Lo sé, estoy haciendo trampa, el tipo de público que ve estas superproducciones no es necesariamente el mismo que va a ver filmes sobre las dictaduras (aunque en muchos casos sí es el que los critica). También debo reconocer que en cada caso el concepto de espectáculo es muy distinto. Puede que a alguien le siente mal que compare a Avatar con la obra de Meliès: ciertamente el tratamiento de ambos filmes es absolutamente distinto y los medios de que disponen están a un siglo, literalmente, de distancia. Sin embargo, meter en el mismo saco Avatar y Viaje a la luna es tan reductor como utilizar la misma etiqueta para calificar todos los filmes que abordan el tema de las dictaduras latinoamericanas.

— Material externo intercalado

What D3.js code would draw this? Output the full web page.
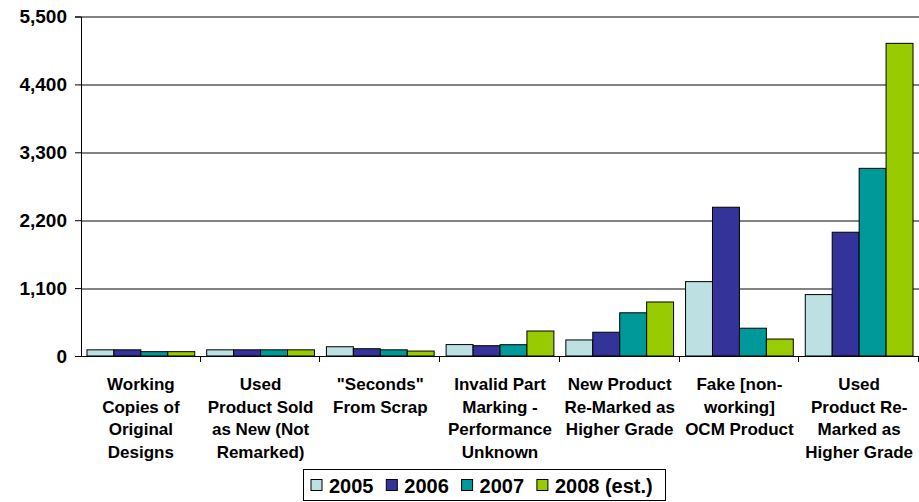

La forma de abordar este drama ha variado, el punto de vista también. Una serie de guionistas y de directores jóvenes han decidido revertir la mirada para abordar este periodo histórico: asistimos a historias donde el acento está puesto en la infancia. Los protagonistas son niños cuyas vidas se ven trastocadas por la dictadura –en muchos casos los filmes se inspiran en vivencias personales- y la represión militar aparece como una amenaza que se cierne sobre sus familias o como un telón de fondo determinante. Por ello la focalización abandona la tradicional omnisciencia para adoptar una mirada inocente que no alcanza a comprender lo que sucede. Es, a fin de cuentas, el punto de vista de cineastas que pertenecen a una generación que, sin ser protagonista de los procesos revolucionarios y de los subsiguientes golpes de estado, se vio involucrada en ellos, y ahora cuestiona aquello que marcó su infancia y, a veces, obligó a redefinir sus identidades desde el exilio. Con distintos matices este el caso de filmes como Machuca (Andrés Wood, Chile, 2004), Postales de Leningrado (Mariana Rondón, Venezuela, 2007), Paisito (Ana Díez, con guión del uruguayo Ricardo Fernández Blanco, España - Argentina – Uruguay, 2008), Agnus dei (Lucía Cedrón, Argentina, 2008), y en cierto sentido Kamchatka (Marcelo Pyñeiro, Argentina-España, 2002). Este tipo de filmes dejan atrás el cine del gran gesto social de realizadores como Solanas, Guzmán o Helvio Soto (con todas sus virtudes y defectos). La apuesta actual es privilegiar la pequeña historia por sobre el gran cuadro histórico, hablar desde lo menor para poder reinterpretar lo mayor. ¿Cine y dictadura? Sí. Claro que sí. Pasen y vean.
1 comentario:
Gracias por la reflexión, tan necesaria, y por empujar a la gente al cine.